A cette fin, l’UGTT a suspendu « provisoirement » les grèves de 24 heures dans la région de Siliana le dimanche 2 décembre alors que de par la Tunisie les travailleurs commençaient à manifester en solidarité avec Siliana. Des centaines d’habitants de Siliana, auxquels s’étaient joints des travailleurs de Sidi Bouzid, ont fait un sit-in au local de l’UGTT au moment où le patron de l’UGTT Ahmed Cheffai a annoncé la fin de la grève, dans l'attente de la mise en application d’un accord conjoint entre le gouvernement et le syndicat. Tunisie.tn a rapporté que, « les manifestants ont qualifié les négociations entre les deux parties de ‘marchandage politique’ accusant la partie syndicale d’avoir cédé face au gouvernement. »

Ce faisant l’UGTT est en train d’agir pour l’ensemble de la bourgeoisie tunisienne qui craint une reprise des luttes révolutionnaires. Vendredi, le président tunisien Moncef Marzouki a déclaré : « Nous n’avons pas une seule Siliana. J’ai peur que cela se reproduise dans plusieurs régions et que cela menace l’avenir de la révolution. »
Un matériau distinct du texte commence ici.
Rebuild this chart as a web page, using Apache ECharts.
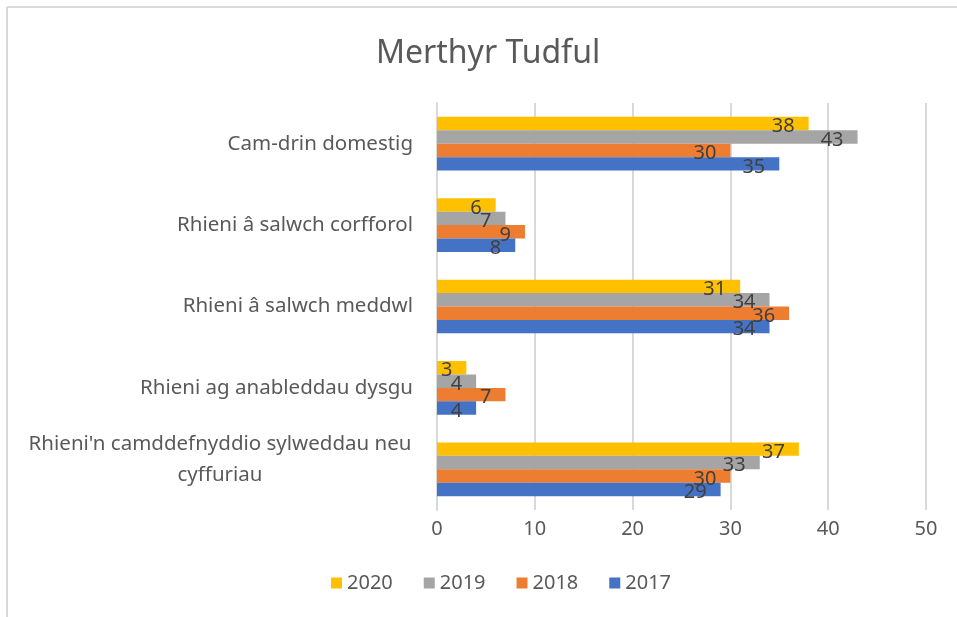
<!DOCTYPE html>
<html lang="cy">
<head>
	<meta charset="UTF-8">
	<title>Merthyr Tudful</title>
	<script src="https://cdn.jsdelivr.net/npm/echarts@6/dist/echarts.min.js"></script>
	<style>
		html, body { margin: 0; padding: 0; background: #fff; }
		#main { width: 957px; height: 617px; }
	</style>
</head>
<body>
	<div id="main"></div>
	<script>
		// categories, top to bottom
		var categories = [
			'Cam-drin domestig',
			'Rhieni â salwch corfforol',
			'Rhieni â salwch meddwl',
			'Rhieni ag anableddau dysgu',
			"Rhieni'n camddefnyddio sylweddau neu\ncyffuriau"
		];
		var years = ['2020', '2019', '2018', '2017'];
		var colors = ['#FFC000', '#A5A5A5', '#ED7D31', '#4472C4'];

		var data2020 = [38, 6, 31, 3, 37];
		var data2019 = [43, 7, 34, 4, 33];
		var data2018 = [30, 9, 36, 7, 30];
		var data2017 = [35, 8, 34, 4, 29];
		var xTicks = [0, 10, 20, 30, 40, 50];

		var allData = [data2020, data2019, data2018, data2017];
		var fontFam = '"Noto Sans", sans-serif';

		var series = years.map(function (y, i) {
			return {
				name: y,
				type: 'bar',
				data: allData[i],
				barGap: 0,
				barCategoryGap: '34%',
				itemStyle: { color: colors[i] },
				label: {
					show: true,
					position: 'insideRight',
					distance: 14,
					offset: [0, 3],
					color: '#404040',
					fontSize: 20,
					fontFamily: fontFam
				}
			};
		});

		var option = {
			color: colors,
			animation: false,
			title: {
				text: 'Merthyr Tudful',
				left: 371,
				top: 33,
				textStyle: { color: '#595959', fontSize: 32, fontWeight: 'normal', fontFamily: fontFam }
			},
			legend: {
				data: years,
				bottom: 19,
				left: 326,
				icon: 'rect',
				itemWidth: 11,
				itemHeight: 11,
				itemGap: 31,
				textStyle: { color: '#595959', fontSize: 20, fontFamily: fontFam }
			},
			grid: { left: 437, right: 31, top: 103, bottom: 107 },
			xAxis: {
				type: 'value',
				min: xTicks[0],
				max: xTicks[xTicks.length - 1],
				interval: 10,
				axisLine: { show: false },
				axisTick: { show: false },
				splitLine: { lineStyle: { color: '#D9D9D9', width: 2 } },
				axisLabel: { color: '#595959', fontSize: 20, margin: 9, fontFamily: fontFam }
			},
			yAxis: {
				type: 'category',
				inverse: true,
				data: categories,
				axisTick: { show: false },
				axisLine: { lineStyle: { color: '#D9D9D9', width: 2 } },
				axisLabel: {
					color: '#595959',
					fontSize: 20.5,
					margin: 24,
					lineHeight: 31,
					fontFamily: fontFam,
					formatter: function (v) {
						if (v.indexOf('\n') < 0) return v;
						// centred two-line label, nudged up like the original
						return v.split('\n').map(function (s) { return '{w|' + s + '}'; }).join('\n') + '\n{e|}';
					},
					rich: {
						w: { width: 386, align: 'center', color: '#595959', fontSize: 20.5, lineHeight: 31, fontFamily: fontFam },
						e: { lineHeight: 20, fontSize: 10 }
					}
				}
			},
			graphic: [
				{ type: 'line', shape: { x1: 7, y1: 7, x2: 957, y2: 7 }, style: { stroke: '#D9D9D9', lineWidth: 2 } },
				{ type: 'line', shape: { x1: 7, y1: 7, x2: 7, y2: 617 }, style: { stroke: '#D9D9D9', lineWidth: 2 } }
			],
			series: series
		};

		var myChart = echarts.init(document.getElementById('main'));
		myChart.setOption(option);
	</script>
</body>
</html>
Le dirigeant salafiste ultra-réactionnaire Béchir Ben Hassen a déclaré que la grève était un «péché », affirmant vouloir organiser des marches fortes de millions de personnes pour « protéger la révolution. » Se référant à l’intensification des manifestations de masse en Egypte contre le président islamiste Mohamed Morsi, il a jouté, « C’est une erreur de copier les Egyptiens avant de voir où ce qu’ils font va les mener. »

L’UGTT revendique 500.000 membres, ses locaux se répartissent sur tout le pays et le syndicat prétend être le représentant de la classe ouvrière tunisienne. Toutefois, durant les 22 ans du règne corrompu de Ben Ali, et qui a maintenu la masse des travailleurs et des paysans dans une pauvreté abjecte, l’UGTT a prospéré et soutenu de manière constante les campagnes présidentielles de Ben Ali lors des élections truquées en Tunisie. L’UGTT n’a jamais appelé à une grève nationale mais a servi à maintenir Ben Ali au pouvoir en n’appelant qu’à une grève de deux heures alors que le dictateur était sur le point de fuir le 14 janvier 2011.
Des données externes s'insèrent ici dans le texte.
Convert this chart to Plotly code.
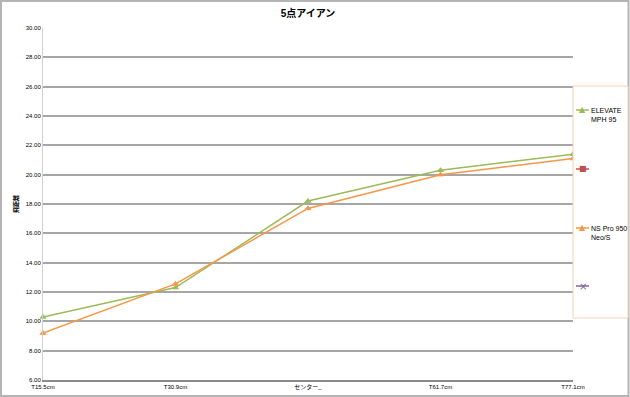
import plotly.graph_objects as go

categories = ["T15.5cm", "T30.9cm", "センター_", "T61.7cm", "T77.1cm"]
elevate = [10.3, 12.3, 18.2, 20.3, 21.4]
nspro = [9.2, 12.55, 17.7, 20.0, 21.1]
series3 = [None, None, None, None, None]
series4 = [None, None, None, None, None]
yticks = [6, 8, 10, 12, 14, 16, 18, 20, 22, 24, 26, 28, 30]

legend_names = ["ELEVATE<br>MPH 95", "", "NS Pro 950<br>Neo/S", ""]
colors = ["#9bbb59", "#c0504d", "#f79646", "#8064a2"]
glyphs = ["▲", "■", "▲", "×"]

FONT = "Liberation Sans, Noto Sans CJK JP, sans-serif"
xs = list(range(len(categories)))

L, R, T, B = 43, 57, 28, 17
W, H = 630, 397
PW, PH = W - L - R, H - T - B


def px(x):
    return (x - L) / PW


def py(y):
    return (H - B - y) / PH


fig = go.Figure()
traces = [elevate, series3, nspro, series4]
symbols = ["triangle-up", "square", "triangle-up", "x-thin-open"]
for vals, c, s, n in zip(traces, colors, symbols, legend_names):
    fig.add_trace(go.Scatter(x=xs, y=vals, name=n, mode="lines+markers",
                             line=dict(color=c, width=1.5),
                             marker=dict(symbol=s, size=5, color=c, line=dict(color=c, width=1)),
                             cliponaxis=False, showlegend=False))

fig.update_layout(
    width=W, height=H,
    margin=dict(l=L, r=R, t=T, b=B, autoexpand=False),
    paper_bgcolor="white", plot_bgcolor="white",
    font=dict(family=FONT, size=6, color="#000000"),
    title=dict(text="<b>5点アイアン</b>", x=0.5, xref="paper", xanchor="center",
               y=1 - 13 / H, yanchor="middle", font=dict(size=10, family=FONT)),
    showlegend=False,
    xaxis=dict(range=[0, 4], tickmode="array", tickvals=xs, ticktext=categories,
               showgrid=False, showline=True, linecolor="#8c8c8c", linewidth=1.5,
               ticks="", tickfont=dict(size=6, family=FONT), zeroline=False),
    yaxis=dict(range=[6, 30], tickmode="array", tickvals=yticks,
               ticktext=[f"{v:.2f}" for v in yticks],
               showgrid=True, gridcolor="#a6a6a6", gridwidth=1.5,
               showline=True, linecolor="#d0d0d0", linewidth=1,
               ticks="", tickfont=dict(size=6, family=FONT), zeroline=False,
               title=dict(text="<b>飛距離</b>", font=dict(size=6, family=FONT), standoff=6)),
)

# outer chart frame
fig.add_shape(type="rect", xref="paper", yref="paper",
              x0=px(1), x1=px(628.5), y0=py(396), y1=py(1),
              line=dict(color="#b4b4b4", width=2), fillcolor="rgba(0,0,0,0)", layer="below")

# legend box
fig.add_shape(type="rect", xref="paper", yref="paper",
              x0=px(573), x1=px(628), y0=py(318), y1=py(86),
              line=dict(color="#fbd0ae", width=1), fillcolor="white", layer="above")

legend_y = [110, 169, 228, 286]
for name, c, g, yy in zip(legend_names, colors, glyphs, legend_y):
    fig.add_shape(type="line", xref="paper", yref="paper",
                  x0=px(576), x1=px(589), y0=py(yy), y1=py(yy),
                  line=dict(color=c, width=1.5))
    fig.add_annotation(x=px(582.5), y=py(yy), xref="paper", yref="paper",
                       text=g, showarrow=False,
                       font=dict(size=8 if g != "×" else 10, color=c,
                                 family="DejaVu Sans"),
                       xanchor="center", yanchor="middle")
    if name:
        fig.add_annotation(x=px(589), y=py(yy - 5), xref="paper", yref="paper",
                           text=name, showarrow=False, align="left",
                           font=dict(size=7, family=FONT, color="#000000"),
                           xanchor="left", yanchor="top")

fig.write_html("out.html")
Se faisant passer pour les défenseurs de la classe ouvrière, l’UGTT et l’ensemble de la « gauche » petite bourgeoise tunisienne ont mis en avant des conceptions politiques visant à bloquer une lutte révolutionnaire de la classe ouvrière ayant pour but la prise de pouvoir de la classe ouvrière et la lutte internationale pour le socialisme. Il ne fait nullement mention des luttes croissantes de la classe ouvrière en Egypte où la classe ouvrière se bat contre la tentative du président islamiste Mohamed Morsi d’établir une dictature.

Il soutient qu’Ennahda, parti pro-impérialiste et islamiste, peut être poussé à défendre les droits démocratiques et à promouvoir les intérêts sociaux de la classe ouvrière. Abbassi a été en permanence engagé dans des négociations avec le gouvernement tunisien alors que les protestations s’amplifiaient au sujet des aspirations sociales et démocratiques non satisfaites de la classe ouvrière.
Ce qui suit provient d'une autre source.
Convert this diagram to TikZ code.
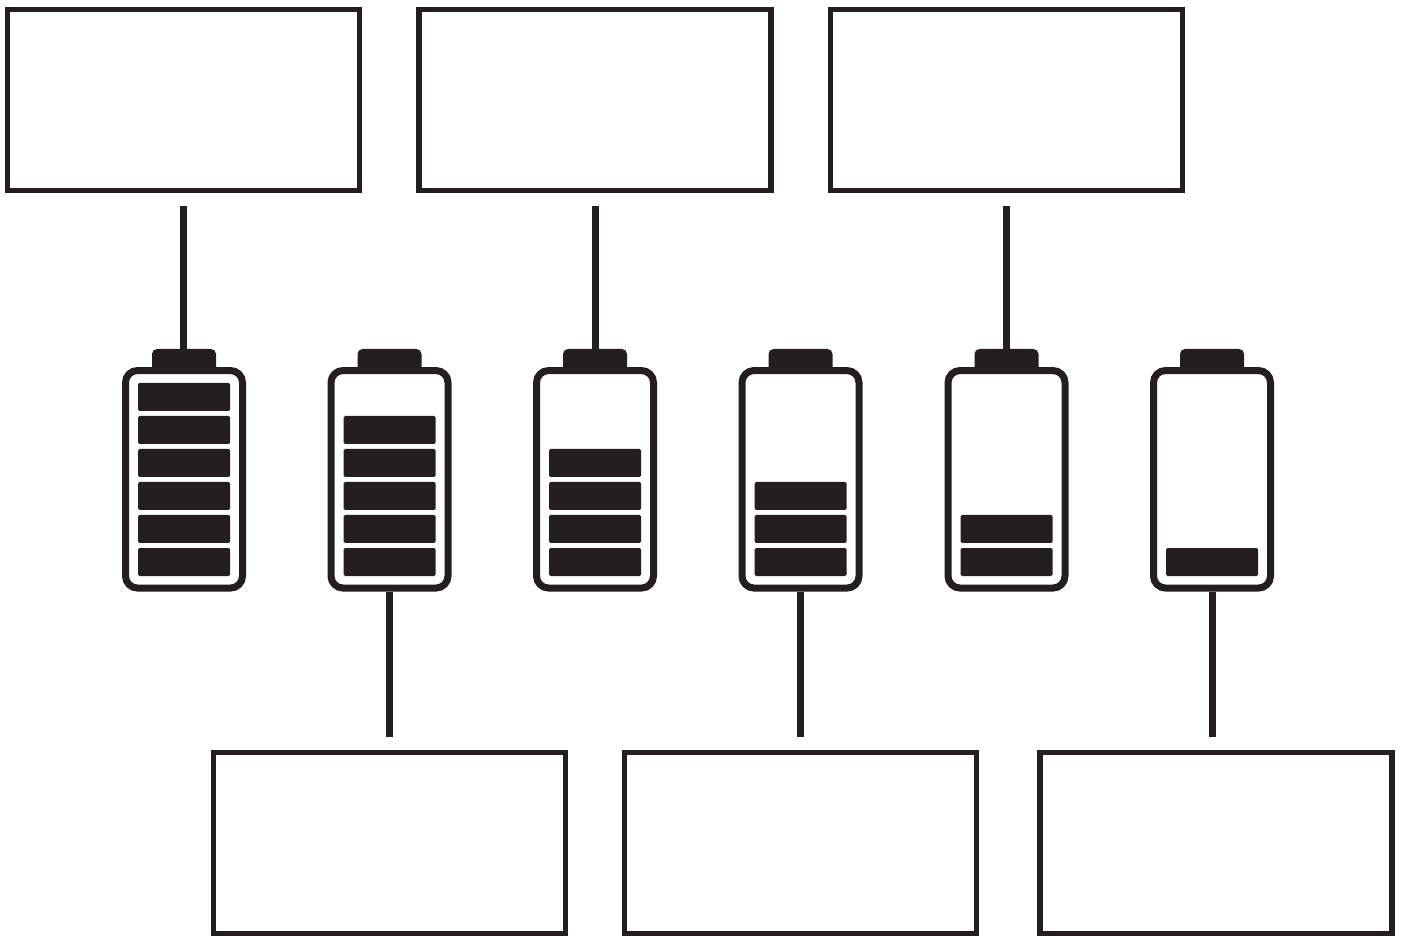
\documentclass[tikz,border=0pt]{standalone}
\usepackage{xcolor}
\usepackage{tikz}
\usetikzlibrary{positioning, calc}

\definecolor{inkdark}{HTML}{231F20}

\begin{document}
\begin{tikzpicture}[
        x=1pt, y=1pt,
        labelbox/.style={rectangle, draw=inkdark, line width=5.4pt, fill=white, minimum width=352pt, minimum height=181pt},
        cell/.style={rectangle, rounded corners=12pt, draw=inkdark, line width=7pt, fill=white, minimum width=117pt, minimum height=217.5pt},
        cellcap/.style={rectangle, rounded corners=5pt, fill=inkdark, minimum width=64pt, minimum height=23pt, inner sep=0pt},
        bar/.style={rectangle, rounded corners=1.5pt, fill=inkdark, minimum width=92pt, minimum height=28pt, inner sep=0pt},
        link/.style={draw=inkdark, line width=7pt}
    ]

    \useasboundingbox (0,0) rectangle (1404,935);

    % batteries, fullest on the left
    \foreach \i/\x/\n in {1/184/6, 2/389.5/5, 3/595/4, 4/800.5/3, 5/1006.5/2, 6/1212/1} {
        \node[cellcap] (cellcap\i) at (\x,574.5) {};
        \node[cell] (cell\i) at (\x,455.7) {};
        \foreach \k in {1,...,\n} {
            \node[bar] (bar\i-\k) at (\x,{373+33*(\k-1)}) {};
        }
    }

    % top boxes
    \node[labelbox] (topa) at (183.7,835) {};
    \node[labelbox] (topb) at (595,835) {};
    \node[labelbox] (topc) at (1006.5,835) {};

    % bottom boxes
    \node[labelbox] (bota) at (389.5,92) {};
    \node[labelbox] (botb) at (800.5,92) {};
    \node[labelbox] (botc) at (1216,92) {};

    \draw[link, shorten <=13pt] (topa.south) -- (topa.south |- cellcap1.north);
    \draw[link, shorten <=13pt] (topb.south) -- (topb.south |- cellcap3.north);
    \draw[link, shorten <=13pt] (topc.south) -- (topc.south |- cellcap5.north);

    \draw[link, shorten >=12.5pt] (cell2.south) -- (cell2.south |- bota.north);
    \draw[link, shorten >=12.5pt] (cell4.south) -- (cell4.south |- botb.north);
    \draw[link, shorten >=12.5pt] (cell6.south) -- (cell6.south |- botc.north);

\end{tikzpicture}
\end{document}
La principale préoccupation de l’UGTT est de préserver l’unité de tous les partis politiques tunisiens. Il avait convoqué un Congrès de dialogue national à la mi-octobre auquel avaient participé tous les principaux partis politiques tunisiens à l’exception d’Ennahda qui l’avait boycotté. L’UGTT continue de réclamer un « dialogue national. »

Son principal allié politique qui lui sert de caution de « gauche » est le Parti des Travailleurs (PT, anciennement le Parti communiste des ouvriers de Tunisie, PCOT) maoïste dirigé par Hamma Hammami.

Lorsque le président Marzouki a appelé à un gouvernement restreint de technocrates, suite à la crise politique provoquée par l’indignation face à la brutalité de la police à Siliana, le PT a immédiatement accueilli la nouvelle favorablement.

Lundi dernier, dans un communiqué, Hamma Mammami a réclamé la constitution d’un « gouvernement de crise, restreint, formé de compétences nationales et oeuvrant selon un programme d’action clair ». Il a souligné la disposition du Front populaire – une coalition de partis nationalistes bourgeois et pro-capitaliste, qu’il dirige – à y participer « une fois un programme d’action convenu. »

En cela, le PT ressemble au Parti de Gauche petit bourgeois en France, à Die Linke en Allemagne et à SYRIZA en Grèce, qui tous sont en quête d’une responsabilité gouvernementale afin d'empêcher une révolution sociale et de maintenir le régime capitaliste.